Free Electron Theory

Overview

• Explains electrical and thermal properties of metals.

Important Concepts

• Drift Velocity: Average velocity of free electrons under an electric field.

• Relaxation Time (τ_r): Time taken for electrons to return to equilibrium after disruption.

• Mean Free Path (λ): Average distance traveled by electrons between collisions.

Limitations of Classical Free Electron Theory

• Cannot explain phenomena like the photoelectric effect or electrical conduction in semiconductors.

Quantum Free Electron Theory

• An extension of classical theory incorporating quantum mechanics.

Energy Bands

Understanding Band Structure

• Valence Band: Occupied by valence electrons.

• Conduction Band: Unfilled energy states just above the valence band.

• Forbidden Gap: Energy gap between the valence band and conduction band.

  • Metals: Overlap of valence and conduction bands.

  • Semiconductors: Small forbidden gap allows for charge carrier generation under thermal excitation.

  • Insulators: Large forbidden gap prevents electron movement.

Fermi Energy

• Represents the highest occupied energy level at absolute zero temperature.

• Influences electrical and thermal properties of materials.

Conductors, Insulators, and Semiconductors

Conductors

• Materials allowing easy flow of electric current (e.g., Copper, Silver).

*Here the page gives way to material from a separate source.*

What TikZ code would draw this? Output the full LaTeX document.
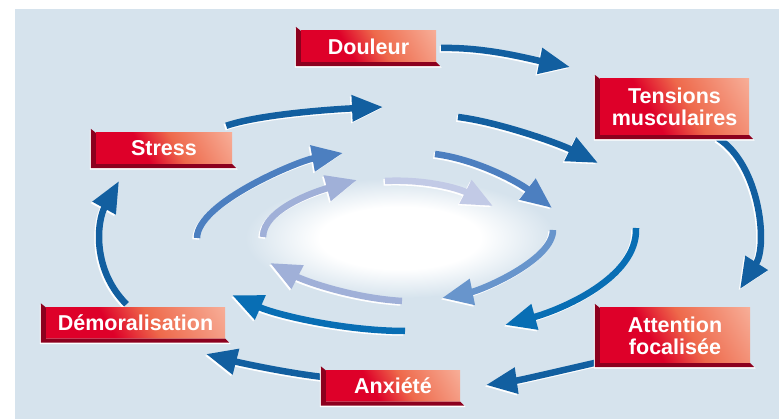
\documentclass[tikz,border=0pt]{standalone}
\usepackage{fontspec}
\setmainfont{Liberation Sans}
\usetikzlibrary{arrows.meta}
\pgfdeclarelayer{back}
\pgfdeclarelayer{mid}
\pgfsetlayers{back,mid,main}

\definecolor{bgblue}{RGB}{214,227,237}
\definecolor{bevel}{RGB}{140,0,30}
\definecolor{boxred}{RGB}{222,0,41}
\definecolor{boxmid}{RGB}{238,105,75}
\definecolor{boxpeach}{RGB}{252,212,194}
\definecolor{ring1}{RGB}{18,95,160}
\definecolor{ring2}{RGB}{8,110,180}
\definecolor{ring3}{RGB}{76,127,192}
\definecolor{ring4}{RGB}{104,149,204}
\definecolor{ring5}{RGB}{160,176,216}
\definecolor{ring6}{RGB}{194,202,230}

\pgfdeclarehorizontalshading{boxshade}{100bp}{color(0bp)=(boxred); color(40bp)=(boxred); color(56bp)=(boxmid); color(100bp)=(boxpeach)}
\pgfdeclareradialshading{glow}{\pgfpoint{0bp}{0bp}}{color(0bp)=(white); color(13bp)=(white); color(25bp)=(bgblue); color(50bp)=(bgblue)}

\tikzset{
	labelbox/.style={shade, shading=boxshade, shading angle=30, minimum height=31pt, inner sep=0pt, text=white, font=\fontsize{21.5}{22}\selectfont\bfseries, align=center},
	flow/.style={line width=6.5pt, -{Triangle[length=31pt,width=25pt]}},
}

\begin{document}
\begin{tikzpicture}[x=1pt, y=-1pt]
	\useasboundingbox (0,0) rectangle (779,419);
	\begin{pgfonlayer}{back}
		\fill[bgblue] (15,9) rectangle (779,419);
		\shade[shading=glow] (400,238) ellipse [x radius=155pt, y radius=60pt];
	\end{pgfonlayer}

	\node[labelbox, minimum width=135pt] (douleur) at (368.5,46.5) {Douleur};
	\node[labelbox, minimum width=149pt, minimum height=56pt] (tensions) at (674.5,107) {Tensions\\musculaires};
	\node[labelbox, minimum width=136pt] (stress) at (164,148.5) {Stress};
	\node[labelbox, minimum width=179pt] (demoral) at (135.5,323) {Démoralisation};
	\node[labelbox, minimum width=134pt] (anxiete) at (393,386) {Anxiété};
	\node[labelbox, minimum width=150pt, minimum height=55pt] (attention) at (675,335.5) {Attention\\focalisée};

	\foreach \n in {douleur, tensions, stress, demoral, anxiete, attention}{
		\fill[white] ([shift={(-6,-3)}]\n.north west) -- ([shift={(-6,5.5)}]\n.south west) -- ([shift={(5.5,5.5)}]\n.south east) -- (\n.south east) -- (\n.south west) -- (\n.north west) -- cycle;
		\fill[bevel] ([shift={(-5,-4)}]\n.north west) -- (\n.north west) -- (\n.south west) -- (\n.south east) -- ([shift={(4,4)}]\n.south east) -- ([shift={(-5,4)}]\n.south west) -- cycle;
	}

	\coordinate (a1) at ([shift={(5,1.5)}]douleur.east);
	\coordinate (a2) at (570,67);
	\coordinate (b1) at ([shift={(43.5,3)}]tensions.south);
	\coordinate (b2) at (740,289);
	\coordinate (c1) at ([shift={(-2,-1)}]attention.south west);
	\coordinate (c2) at (486,385);
	\coordinate (d1) at ([shift={(-3,-9)}]anxiete.west);
	\coordinate (d2) at (206,354);
	\coordinate (e1) at ([shift={(-9,-3)}]demoral.north);
	\coordinate (e2) at (119,181);
	\coordinate (f1) at ([shift={(-6,-7)}]stress.north east);
	\coordinate (f2) at (383,107);
	\coordinate (g1) at (458,117);
	\coordinate (g2) at (598,163);
	\coordinate (h1) at (636,228);
	\coordinate (h2) at (505,325);
	\coordinate (i1) at (405,331);
	\coordinate (i2) at (232,295);
	\coordinate (j1) at (197,238);
	\coordinate (j2) at (343,153);
	\coordinate (k1) at (435,154);
	\coordinate (k2) at (552,208);
	\coordinate (l1) at (553,230);
	\coordinate (l2) at (442,298);
	\coordinate (m1) at (402,301);
	\coordinate (m2) at (270,263);
	\coordinate (n1) at (263,237);
	\coordinate (n2) at (357,180);
	\coordinate (o1) at (385,181);
	\coordinate (o2) at (493,206);

	\begin{pgfonlayer}{mid}
	\foreach \s/\e/\ax/\ay/\bx/\by/\c in {a1/a2/45/-1/-40/-8/ring1, b1/b2/42/27/28/-44/ring1, c1/c2/-35/8/35/-5/ring1,
		d1/d2/-35/-4/35/9/ring1, e1/e2/-35/-35/-22/40/ring1, f1/f2/35/-12/-45/2/ring1, g1/g2/40/5/-40/-20/ring1,
		h1/h2/2/50/55/-15/ring2, i1/i2/-60/0/45/20/ring2, j1/j2/0/-35/-45/8/ring3, k1/k2/40/5/-35/-27/ring3,
		l1/l2/0/30/40/-8/ring4, m1/m2/-50/-3/35/18/ring5, n1/n2/0/-28/-40/11/ring5, o1/o2/40/-2/-35/-18/ring6}{
		\draw[flow, white] ([shift={(-1.5,1.5)}]\s) .. controls +(\ax,\ay) and +(\bx,\by) .. ([shift={(-1.5,1.5)}]\e);
		\draw[flow, \c] (\s) .. controls +(\ax,\ay) and +(\bx,\by) .. (\e);
	}
	\end{pgfonlayer}
\end{tikzpicture}
\end{document}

• Characterized by free-moving outer electrons that facilitate conductivity.

Insulators

• Materials that inhibit electron movement (e.g., Glass, Wood).

• Excellent insulation arises from tightly bound outer electrons.

Semiconductors

• Can behave as conductors or insulators based on conditions (e.g., Silicon, Germanium).

• Intrinsic Semiconductors: Pure form without added impurities.

• Extrinsic Semiconductors: Doped with impurities to create majority charge carriers.

  • n-type: Doped with pentavalent impurities.

  • p-type: Doped with trivalent impurities.

Superconductors

Characteristics

• Lose electrical resistance below a critical temperature (Tc).

• Exhibit the Meissner effect, repelling magnetic fields.

• Applications include Maglev trains, sensitive magnetometers, and MRI machines.

Types of Superconductors

• Type-I: Show complete expulsion of magnetic fields.

• Type-II: Allow partial penetration of magnetic field.

Applications

• Magnetic levitation, electronics, medical technology, and advanced scientific instruments.